Can you print the data exactly and leave out each image?
* Begin DATASET EXCERPT *
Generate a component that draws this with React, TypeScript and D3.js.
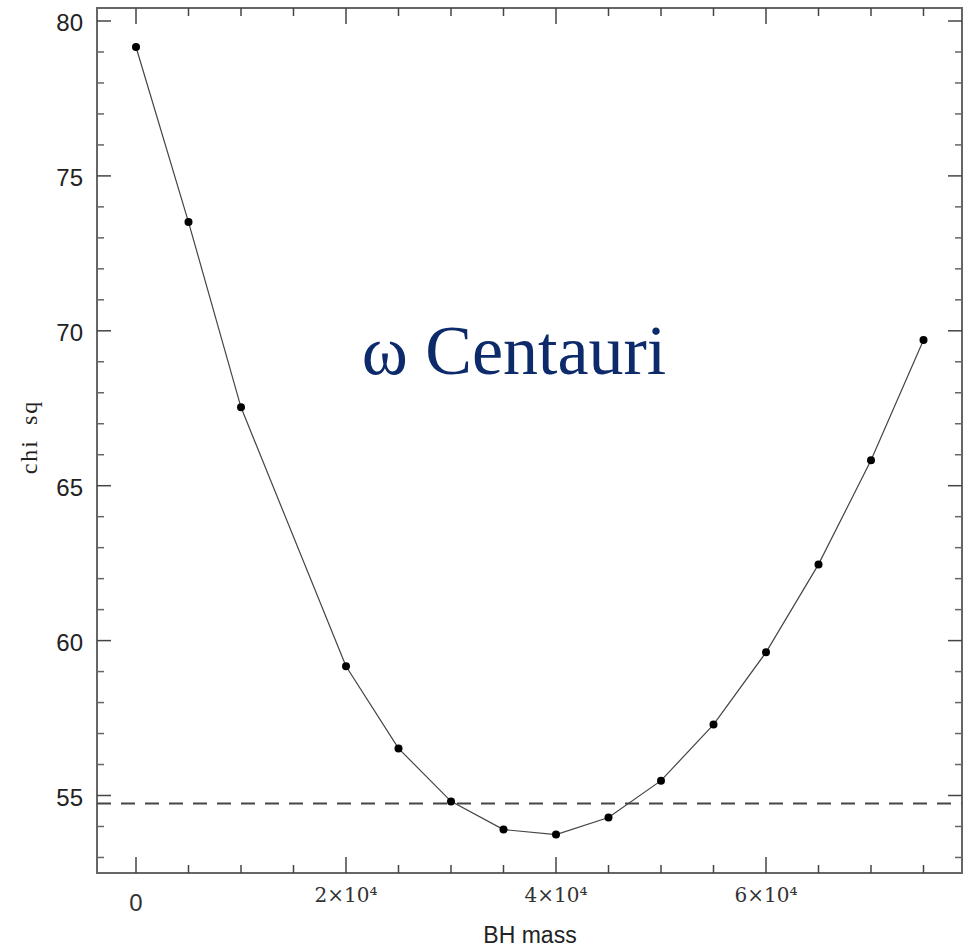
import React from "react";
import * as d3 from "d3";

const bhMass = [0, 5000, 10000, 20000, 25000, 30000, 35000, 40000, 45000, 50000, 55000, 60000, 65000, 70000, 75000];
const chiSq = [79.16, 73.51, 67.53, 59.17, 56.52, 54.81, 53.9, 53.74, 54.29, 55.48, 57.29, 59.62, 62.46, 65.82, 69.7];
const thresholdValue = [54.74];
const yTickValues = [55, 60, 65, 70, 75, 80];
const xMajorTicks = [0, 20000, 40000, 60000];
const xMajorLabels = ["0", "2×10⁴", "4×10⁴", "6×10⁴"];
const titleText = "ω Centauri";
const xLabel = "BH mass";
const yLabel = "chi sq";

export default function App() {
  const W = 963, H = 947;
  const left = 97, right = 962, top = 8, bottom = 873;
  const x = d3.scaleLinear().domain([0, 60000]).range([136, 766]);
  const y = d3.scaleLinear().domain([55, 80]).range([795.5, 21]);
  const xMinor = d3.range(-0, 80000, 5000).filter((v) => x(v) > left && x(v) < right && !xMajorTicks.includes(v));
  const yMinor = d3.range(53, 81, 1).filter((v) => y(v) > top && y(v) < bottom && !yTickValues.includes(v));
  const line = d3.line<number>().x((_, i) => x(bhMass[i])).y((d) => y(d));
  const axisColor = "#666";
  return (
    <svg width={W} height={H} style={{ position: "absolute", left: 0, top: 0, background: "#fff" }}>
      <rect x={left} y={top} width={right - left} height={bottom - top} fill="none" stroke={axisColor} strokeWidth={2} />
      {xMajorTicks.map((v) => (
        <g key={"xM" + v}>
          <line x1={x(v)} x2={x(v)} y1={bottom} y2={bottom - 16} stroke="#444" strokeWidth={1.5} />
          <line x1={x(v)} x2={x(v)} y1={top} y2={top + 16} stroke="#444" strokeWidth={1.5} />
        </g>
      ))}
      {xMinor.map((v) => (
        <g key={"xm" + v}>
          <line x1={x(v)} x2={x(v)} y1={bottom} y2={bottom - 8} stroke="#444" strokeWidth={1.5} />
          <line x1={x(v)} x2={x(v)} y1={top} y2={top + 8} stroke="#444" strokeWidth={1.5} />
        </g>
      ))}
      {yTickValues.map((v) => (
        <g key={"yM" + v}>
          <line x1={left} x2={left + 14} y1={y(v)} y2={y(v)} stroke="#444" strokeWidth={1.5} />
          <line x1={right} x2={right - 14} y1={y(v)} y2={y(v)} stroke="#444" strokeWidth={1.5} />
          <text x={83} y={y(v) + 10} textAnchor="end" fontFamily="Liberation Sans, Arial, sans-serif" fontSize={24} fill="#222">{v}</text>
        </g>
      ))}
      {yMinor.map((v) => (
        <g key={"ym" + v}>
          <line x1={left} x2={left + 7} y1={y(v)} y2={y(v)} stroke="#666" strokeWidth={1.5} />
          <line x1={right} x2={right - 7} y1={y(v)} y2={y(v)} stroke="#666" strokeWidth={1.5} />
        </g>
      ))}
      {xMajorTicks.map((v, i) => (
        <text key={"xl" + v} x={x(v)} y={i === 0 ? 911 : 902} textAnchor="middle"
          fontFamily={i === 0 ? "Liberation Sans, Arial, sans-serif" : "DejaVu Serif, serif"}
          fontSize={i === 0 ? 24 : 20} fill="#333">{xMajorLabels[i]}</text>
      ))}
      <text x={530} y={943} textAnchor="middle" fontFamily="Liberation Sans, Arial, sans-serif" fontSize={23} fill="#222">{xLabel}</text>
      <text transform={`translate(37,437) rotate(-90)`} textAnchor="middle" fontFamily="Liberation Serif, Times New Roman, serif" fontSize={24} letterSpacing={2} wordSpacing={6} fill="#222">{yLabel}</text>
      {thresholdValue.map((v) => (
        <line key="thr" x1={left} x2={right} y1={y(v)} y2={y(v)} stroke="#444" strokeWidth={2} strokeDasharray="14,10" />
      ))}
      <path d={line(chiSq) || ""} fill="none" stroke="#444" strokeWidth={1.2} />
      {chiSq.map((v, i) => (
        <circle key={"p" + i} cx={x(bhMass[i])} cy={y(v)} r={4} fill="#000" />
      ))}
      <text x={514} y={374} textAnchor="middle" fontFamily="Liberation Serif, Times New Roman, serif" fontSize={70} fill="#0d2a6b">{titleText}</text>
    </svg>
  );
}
* End DATASET EXCERPT *
■ WRITTEN SOLUTION:
Generate a component that draws this with React, TypeScript and D3.js.
import React from "react";
import * as d3 from "d3";

const bhMass = [0, 5000, 10000, 20000, 25000, 30000, 35000, 40000, 45000, 50000, 55000, 60000, 65000, 70000, 75000];
const chiSq = [79.16, 73.51, 67.53, 59.17, 56.52, 54.81, 53.9, 53.74, 54.29, 55.48, 57.29, 59.62, 62.46, 65.82, 69.7];
const thresholdValue = [54.74];
const yTickValues = [55, 60, 65, 70, 75, 80];
const xMajorTicks = [0, 20000, 40000, 60000];
const xMajorLabels = ["0", "2×10⁴", "4×10⁴", "6×10⁴"];
const titleText = "ω Centauri";
const xLabel = "BH mass";
const yLabel = "chi sq";

export default function App() {
  const W = 963, H = 947;
  const left = 97, right = 962, top = 8, bottom = 873;
  const x = d3.scaleLinear().domain([0, 60000]).range([136, 766]);
  const y = d3.scaleLinear().domain([55, 80]).range([795.5, 21]);
  const xMinor = d3.range(-0, 80000, 5000).filter((v) => x(v) > left && x(v) < right && !xMajorTicks.includes(v));
  const yMinor = d3.range(53, 81, 1).filter((v) => y(v) > top && y(v) < bottom && !yTickValues.includes(v));
  const line = d3.line<number>().x((_, i) => x(bhMass[i])).y((d) => y(d));
  const axisColor = "#666";
  return (
    <svg width={W} height={H} style={{ position: "absolute", left: 0, top: 0, background: "#fff" }}>
      <rect x={left} y={top} width={right - left} height={bottom - top} fill="none" stroke={axisColor} strokeWidth={2} />
      {xMajorTicks.map((v) => (
        <g key={"xM" + v}>
          <line x1={x(v)} x2={x(v)} y1={bottom} y2={bottom - 16} stroke="#444" strokeWidth={1.5} />
          <line x1={x(v)} x2={x(v)} y1={top} y2={top + 16} stroke="#444" strokeWidth={1.5} />
        </g>
      ))}
      {xMinor.map((v) => (
        <g key={"xm" + v}>
          <line x1={x(v)} x2={x(v)} y1={bottom} y2={bottom - 8} stroke="#444" strokeWidth={1.5} />
          <line x1={x(v)} x2={x(v)} y1={top} y2={top + 8} stroke="#444" strokeWidth={1.5} />
        </g>
      ))}
      {yTickValues.map((v) => (
        <g key={"yM" + v}>
          <line x1={left} x2={left + 14} y1={y(v)} y2={y(v)} stroke="#444" strokeWidth={1.5} />
          <line x1={right} x2={right - 14} y1={y(v)} y2={y(v)} stroke="#444" strokeWidth={1.5} />
          <text x={83} y={y(v) + 10} textAnchor="end" fontFamily="Liberation Sans, Arial, sans-serif" fontSize={24} fill="#222">{v}</text>
        </g>
      ))}
      {yMinor.map((v) => (
        <g key={"ym" + v}>
          <line x1={left} x2={left + 7} y1={y(v)} y2={y(v)} stroke="#666" strokeWidth={1.5} />
          <line x1={right} x2={right - 7} y1={y(v)} y2={y(v)} stroke="#666" strokeWidth={1.5} />
        </g>
      ))}
      {xMajorTicks.map((v, i) => (
        <text key={"xl" + v} x={x(v)} y={i === 0 ? 911 : 902} textAnchor="middle"
          fontFamily={i === 0 ? "Liberation Sans, Arial, sans-serif" : "DejaVu Serif, serif"}
          fontSize={i === 0 ? 24 : 20} fill="#333">{xMajorLabels[i]}</text>
      ))}
      <text x={530} y={943} textAnchor="middle" fontFamily="Liberation Sans, Arial, sans-serif" fontSize={23} fill="#222">{xLabel}</text>
      <text transform={`translate(37,437) rotate(-90)`} textAnchor="middle" fontFamily="Liberation Serif, Times New Roman, serif" fontSize={24} letterSpacing={2} wordSpacing={6} fill="#222">{yLabel}</text>
      {thresholdValue.map((v) => (
        <line key="thr" x1={left} x2={right} y1={y(v)} y2={y(v)} stroke="#444" strokeWidth={2} strokeDasharray="14,10" />
      ))}
      <path d={line(chiSq) || ""} fill="none" stroke="#444" strokeWidth={1.2} />
      {chiSq.map((v, i) => (
        <circle key={"p" + i} cx={x(bhMass[i])} cy={y(v)} r={4} fill="#000" />
      ))}
      <text x={514} y={374} textAnchor="middle" fontFamily="Liberation Serif, Times New Roman, serif" fontSize={70} fill="#0d2a6b">{titleText}</text>
    </svg>
  );
}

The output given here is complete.